Gospel Freedom to Love the Law   

‘What shall we say then? Is the law sin? Certainly not! On the contrary, I would not have known sin except through the law’ (Romans 7:7).

How can one stand firm in the shifting sands of a post-Christian, progressive age? How can we be equipped to discern God’s voice amongst the world’s alluring alternatives?

The answer is certainly not blowing in the wind, nor can it found by looking within. It’s actually where it has always been: The undivided, unchanging, Word of God. As Christians not only do we need to reflect on the good news of the Gospel, but also about why it is good news. That realisation can only come through a growing love for God’s ‘Law’ and how it relates to the cross of Christ. Of course, ‘Law’ in this sense is not to be understood as a set of rules tied to a judicial system, but rather as God’s loving instructions for life.

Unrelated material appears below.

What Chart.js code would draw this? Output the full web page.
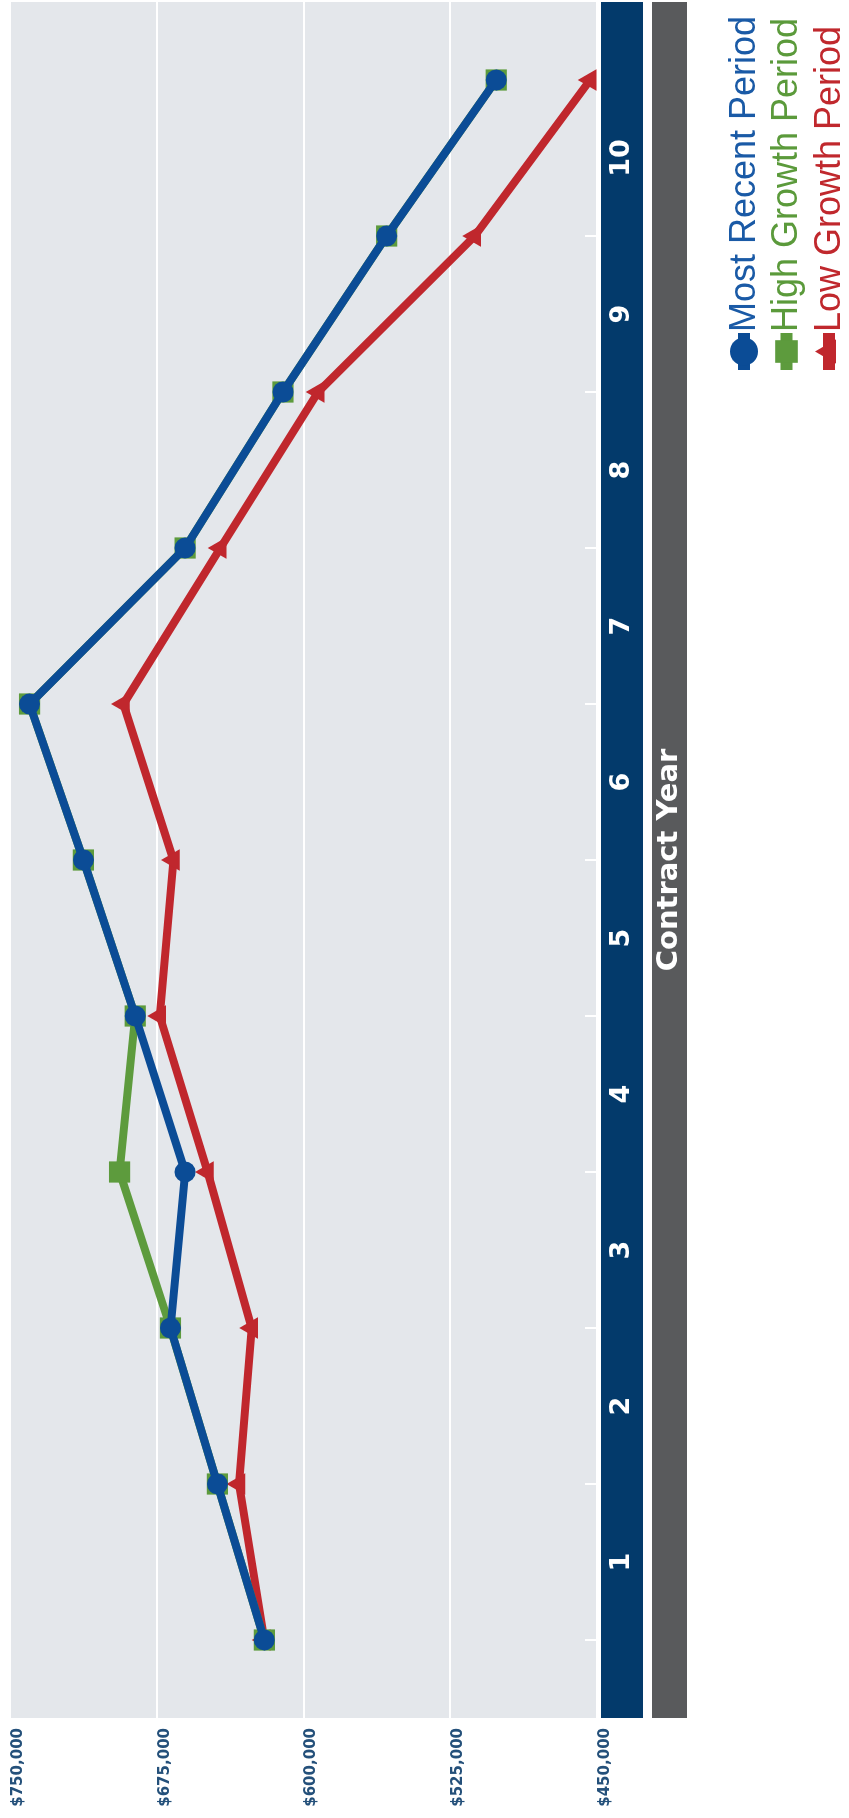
<!DOCTYPE html>
<html lang="en">
<head>
<meta charset="utf-8">
<title>Contract Year</title>
<script src="https://cdn.jsdelivr.net/npm/chart.js@4.4.1/dist/chart.umd.min.js"></script>
<style>
  html, body { margin: 0; padding: 0; background: #ffffff; overflow: hidden; }
  body { width: 849px; height: 1818px; position: relative; }
  /* the chart is drawn landscape, then turned a quarter turn counter-clockwise */
  #stage {
    position: absolute; left: 0; top: 0;
    width: 1818px; height: 849px;
    transform-origin: 0 0;
    transform: translateY(1818px) rotate(-90deg);
  }
</style>
</head>
<body>
<div id="stage"><canvas id="chart" width="1818" height="849"></canvas></div>
<script>
"use strict";

/* ─── Data ──────────────────────────────────────────────────── */

/* Period boundaries where the points sit (year labels fall between them) */
const POINT_INDEX = [0, 1, 2, 3, 4, 5, 6, 7, 8, 9, 10];

/* Contract year labels */
const YEAR_LABELS = ["1", "2", "3", "4", "5", "6", "7", "8", "9", "10"];

/* Value axis ticks */
const VALUE_TICKS = [450000, 525000, 600000, 675000, 750000];

/* Series */
const MOST_RECENT = [620000, 644000, 668000, 660500, 686000, 712500, 740000, 660500, 610500, 557500, 501500];
const HIGH_GROWTH = [620000, 644000, 668000, 694000, 686000, 712500, 740000, 660500, 610500, 557500, 501500];
const LOW_GROWTH  = [620000, 633000, 626500, 649000, 673500, 666500, 692000, 642500, 592500, 512500, 453500];

const SERIES_NAMES = ["Most Recent Period", "High Growth Period", "Low Growth Period"];

/* ─── Styles ────────────────────────────────────────────────── */

const LINE_COLORS = ["#0b4c96", "#5d9b3d", "#c0272d"];
const TEXT_COLORS = ["#1a5aa6", "#5b9a3b", "#c0282d"];
const PLOT_BG = "#e4e7eb";
const BAND_TICKS = "#033a6b";
const BAND_TITLE = "#595a5c";
const BOLD_FONT = '"DejaVu Sans", Verdana, sans-serif';
const LEGEND_FONT = '36px "Liberation Sans", Arial, sans-serif';

/* ─── Helpers ───────────────────────────────────────────────── */

/*
 * Pairs a series with the period positions.
 * @param {Array} values
 * @returns {Array}
 */
function toPoints(values) {
  return values.map(function (v, i) {
    return { x: POINT_INDEX[i], y: v };
  });
}

/*
 * Formats a value tick as dollars.
 * @param {number} v
 * @returns {string}
 */
function dollars(v) {
  return "$" + Number(v).toLocaleString("en-US");
}

/* ─── Plugins ───────────────────────────────────────────────── */

/* Grey plot area plus the two coloured bands under it */
const backdrop = {
  id: "backdrop",
  beforeDraw: function (chart) {
    const ctx = chart.ctx;
    const a = chart.chartArea;
    ctx.save();
    ctx.fillStyle = PLOT_BG;
    ctx.fillRect(a.left, a.top, a.right - a.left, a.bottom - a.top);
    ctx.fillStyle = BAND_TICKS;
    ctx.fillRect(a.left, a.bottom + 4, a.right - a.left, 42);
    ctx.fillStyle = BAND_TITLE;
    ctx.fillRect(a.left, a.bottom + 55, a.right - a.left, 35);
    ctx.restore();
  },
};

/* Short white marks at each period boundary, inside the plot */
const periodMarks = {
  id: "periodMarks",
  beforeDatasetsDraw: function (chart) {
    const ctx = chart.ctx;
    const a = chart.chartArea;
    const xs = chart.scales.x;
    ctx.save();
    ctx.strokeStyle = "#ffffff";
    ctx.lineWidth = 2;
    POINT_INDEX.forEach(function (v) {
      const px = xs.getPixelForValue(v);
      ctx.beginPath();
      ctx.moveTo(px, a.bottom - 12);
      ctx.lineTo(px, a.bottom);
      ctx.stroke();
    });
    ctx.restore();
  },
};

/* Stacked legend at the lower right */
const stackedLegend = {
  id: "stackedLegend",
  afterDraw: function (chart) {
    const ctx = chart.ctx;
    const top = chart.scales.x.bottom + 57;
    const left = chart.width - 370;
    ctx.save();
    ctx.font = LEGEND_FONT;
    ctx.textAlign = "left";
    ctx.textBaseline = "middle";
    chart.data.datasets.forEach(function (ds, i) {
      const y = top + i * 42.5;
      ctx.strokeStyle = ds.borderColor;
      ctx.fillStyle = ds.borderColor;
      ctx.lineWidth = 12;
      ctx.beginPath();
      ctx.moveTo(left, y);
      ctx.lineTo(left + 37, y);
      ctx.stroke();
      Chart.helpers.drawPoint(ctx, {
        pointStyle: ds.pointStyle,
        radius: i === 1 ? 16 : 14,
        borderWidth: 0,
        rotation: 0,
      }, left + 18.5, y);
      ctx.fillStyle = TEXT_COLORS[i];
      ctx.fillText(ds.label, left + 38, y + 1);
    });
    ctx.restore();
  },
};

/* ─── Chart ─────────────────────────────────────────────────── */

/*
 * Builds one line dataset.
 */
function lineSet(i, values, style, radius) {
  return {
    label: SERIES_NAMES[i],
    data: toPoints(values),
    borderColor: LINE_COLORS[i],
    backgroundColor: LINE_COLORS[i],
    borderWidth: 8,
    tension: 0,
    pointStyle: style,
    pointRadius: radius,
    pointBorderWidth: 0,
    pointBackgroundColor: LINE_COLORS[i],
  };
}

new Chart(document.getElementById("chart"), {
  type: "line",
  data: {
    datasets: [
      lineSet(0, MOST_RECENT, "circle", 10.5),
      lineSet(1, HIGH_GROWTH, "rect", 15),
      lineSet(2, LOW_GROWTH, "triangle", 12.5),
    ],
  },
  options: {
    responsive: false,
    animation: false,
    events: [],
    layout: {
      autoPadding: false,
      padding: { top: 10, right: 2, bottom: 162, left: 0 },
    },
    plugins: {
      legend: { display: false },
      tooltip: { enabled: false },
    },
    scales: {
      x: {
        type: "linear",
        position: "bottom",
        min: -0.5,
        max: 10.5,
        afterBuildTicks: function (s) {
          s.ticks = YEAR_LABELS.map(function (_, i) {
            return { value: POINT_INDEX[i] + 0.5 };
          });
        },
        afterFit: function (s) {
          s.height = 90;
          s.paddingLeft = 0;
          s.paddingRight = 0;
        },
        grid: { display: false, drawTicks: false },
        border: { display: false },
        ticks: {
          color: "#ffffff",
          font: { family: BOLD_FONT, size: 27, weight: "bold" },
          padding: 8.8,
          maxRotation: 0,
          autoSkip: false,
          callback: function (v, i) {
            return YEAR_LABELS[i];
          },
        },
        title: {
          display: true,
          text: "Contract Year",
          color: "#ffffff",
          font: { family: BOLD_FONT, size: 29, weight: "bold" },
          padding: { top: 0, bottom: 0 },
        },
      },
      y: {
        min: 450000,
        max: 750000,
        afterBuildTicks: function (s) {
          s.ticks = VALUE_TICKS.map(function (v) {
            return { value: v };
          });
        },
        afterFit: function (s) {
          s.width = 100;
          s.paddingTop = 0;
          s.paddingBottom = 0;
        },
        grid: { color: "#ffffff", lineWidth: 2, drawTicks: false },
        border: { display: false },
        ticks: {
          color: "#24507a",
          font: { family: BOLD_FONT, size: 15, weight: "bold" },
          padding: 10,
          labelOffset: 8,
          callback: dollars,
        },
      },
    },
  },
  plugins: [backdrop, periodMarks, stackedLegend],
});
</script>
</body>
</html>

Any attempt to treat ‘Law and Gospel’ as exclusive entities and not two threads intricately woven by the same divine hands, is to render the Gospel no Gospel at all. Loving the God of the New Testament but rejecting the God of the Old is a bit like believing the sun can set despite never having risen. It’s not only confusing, it’s a theological absurdity.

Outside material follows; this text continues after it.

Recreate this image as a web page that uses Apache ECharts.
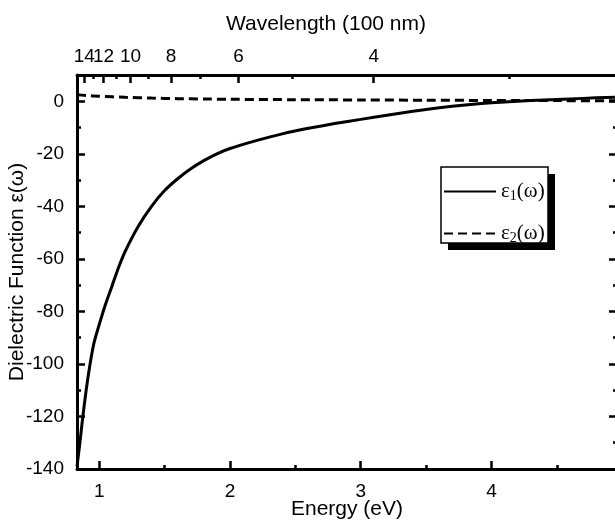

Salvation is by grace through faith, but does that render God’s Law obsolete? Certainly not. Grace detached from the conviction of God’s Law can become a grace accepted on one’s own terms, a grace that universally accepts sinners as they are without acknowledging the need for repentance according to God’s unchanging Law.

‘For the grace of God has appeared, bringing salvation for all people, training us to renounce ungodliness and worldly passions, and to live self-controlled, upright, and godly lives in the present age, waiting for our blessed hope, the appearing of the glory of our great God and Savior Jesus Christ, who gave himself for us to redeem us from all lawlessness and to purify for himself a people for his own possession who are zealous for good works.’ (Titus 2:11-14)

The question that must be asked then is, what kind of grace or forgiveness is needed if sin is not recognised as sin? Put another way, if the Law of God does not function as an exposing light to illuminate our sin, pointing us to the need for Christ as saviour, then why would any of us see the need for forgiveness at all? The answer is: we wouldn’t!

When the relationship between God’s Law and God’s Gospel are not properly understood, the result is a broken theology. Here lurks the potential to be led down dangerous and harmful roads, preferred scenic detours that avoid ownership of personal sin.

Living in and for Christ in an age where progressive agendas relentlessly bombard society from every angle is futile without teaching the whole of God’s Word. A cautious avoidance of talking about sin in the hope of not offending anyone surely weakens the immovable foundation of rock on which God intended his children to build their lives.  

People need the Gospel, but the Law too has an important role to play. It’s only in the face of the Law that the Gospel actually becomes the ‘good news’. To believe that God loves everybody just as they are, well that’s one thing, but to leave it there is to embrace a confusing half-truth. God does lovingly call people just as they are, it’s true, but he also calls them to become changed people. The Bible does reveal Jesus’ love for the outcasts of society, the poor, the sick, and sinners of all kinds. But sinners who encounter Christ, as the Bible tells us, never walk away unchanged and affirmed in their sin. Instead, they are transformed; they are born anew.

If Christians really desire to live a life in Christ, it cannot be done without grasping the proper relationship between Law and Gospel. The Christian life is built on a real hope, one that rests in the unchanging good news of the Gospel, one that rings true because it reflects the reality of sin in the world, in others, and in all of us. If we are going to survive the onslaught of post-Christian ideologies, we need to embrace the freedom we have to love God’s Law, freedom that comes through the saving gift of the Gospel. For in knowing that Christ, who fulfilled the Law perfectly, and who is now righteousness for us, we are free to love his Law and to strive to uphold it, without fearing the consequences of the inevitable failures we bring to it.

‘Blessed are those whose ways are blameless, who walk according to the law of the Lord.
Blessed are those who keep his statutes and seek him with all their heart’ (Psalm 119: 1-2).

‘There is therefore now no condemnation for those who are in Christ Jesus. For the law of the Spirit of life has set you free in Christ Jesus from the law of sin and death’ (Romans 8:1-2).